Görüntülediğiniz mahkeme kararı kesinleşmiş bir karardır.

T.C.
İSTANBUL
BÖLGE ADLİYE MAHKEMESİ
12. HUKUK DAİRESİ
DOSYA NO : 2018/604
KARAR NO : 2020/217
T Ü R K M İ L L E T İ A D I N A
İ S T İ N A F K A R A R I
İNCELENEN KARARIN
MAHKEMESİ: İSTANBUL ANADOLU 8. ASLİYE TİCARET MAHKEMESİ
TARİHİ : 22/11/2017
NUMARASI : 2015/1700 Esas 2017/1250 Karar
DAVA : İtirazın İptali (Ticari Satımdan Kaynaklanan)
İSTİNAF KARAR TARİHİ: 18/02/2020
Davanın reddine ilişkin hükmün davacı vekilince istinaf edilmesi üzerine düzenlenen rapor ve dosya kapsamı incelenip gereği görüşülüp düşünüldü;
DAVA : Davacı vekili dava dilekçesinde; müvekkilinin İtalya’da faaliyet gösteren kimyasal ürünler üreten bir firma olduğunu, davalı tarafından gönderilen siparişlere uygun olarak davalıya kimyasal ürünler satıldığını, müvekkili ile davalı arasındaki ticari ilişkiden kaynaklanan cari hesap alacağı toplamı 465.716,75-euro’nun müvekkiline ödenmemesi üzerine davalıya ihtarname gönderildiğini, borcun ödenmemesi üzerine İstanbul Anadolu … İcra Dairesinin … E. sayılı dosyası ile takip başlatıldığını, davalı tarafın haksız itirazı ile takibin durduğunu ileri sürerek davanın kabulü ile davalının İstanbul Anadolu …. İcra Dairesinin … esas sayılı dosyasına itirazının iptali ve takibin devamına, davalının %20’den aşağı olmamak üzere icra inkar tazminatına mahkum edilmesine karar verilmesini talep etmiştir.

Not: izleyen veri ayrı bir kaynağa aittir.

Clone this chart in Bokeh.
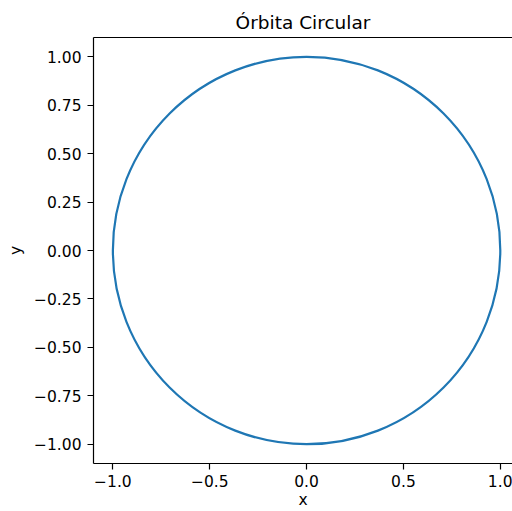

CEVAP : Davalı vekili cevap dilekçesinde; davacı ile uzun yıllara dayanan ticari ilişki içerisinde olduklarını, müvekkilinin Türkiye’de davacının distribütörlüğünü yaptığını, 2015 yılından itibaren davacının sözleşmeye aykırı hareket ederek müvekkilinin siparişlerine cevap vermediğini , dava konusu alacak için müvekkiline ihtarname gönderdiğini, ihtarnameye karşı cevap verildiğini, dava konusu icra takibine konu edilen fatura borçlarının müvekkili tarafından davacıya ödendiğini, müvekkilinin davalıya karşı borçlu olmadığını, davacının müvekkiline 3 farklı yöntemde mal sattığını, yöntemlerden ikisinin peşin ödeme sonrası ürünlerin müvekkiline gönderilmesi şeklinde olduğunu, diğerin de ise ürünlerin müvekkiline tesliminden 150 gün sonrasında davacıya ödeme yapılması ile ürün alım satım işlemlerinin gerçekleştiğini, davacının bedellerini tahsil ettiği faturalara yönelik icra takibi yaptığını belirterek davanın reddini savunmuş, davacının %20’den az olmamak üzere kötü niyet tazminatına mahkum edilmesini talep etmiştir.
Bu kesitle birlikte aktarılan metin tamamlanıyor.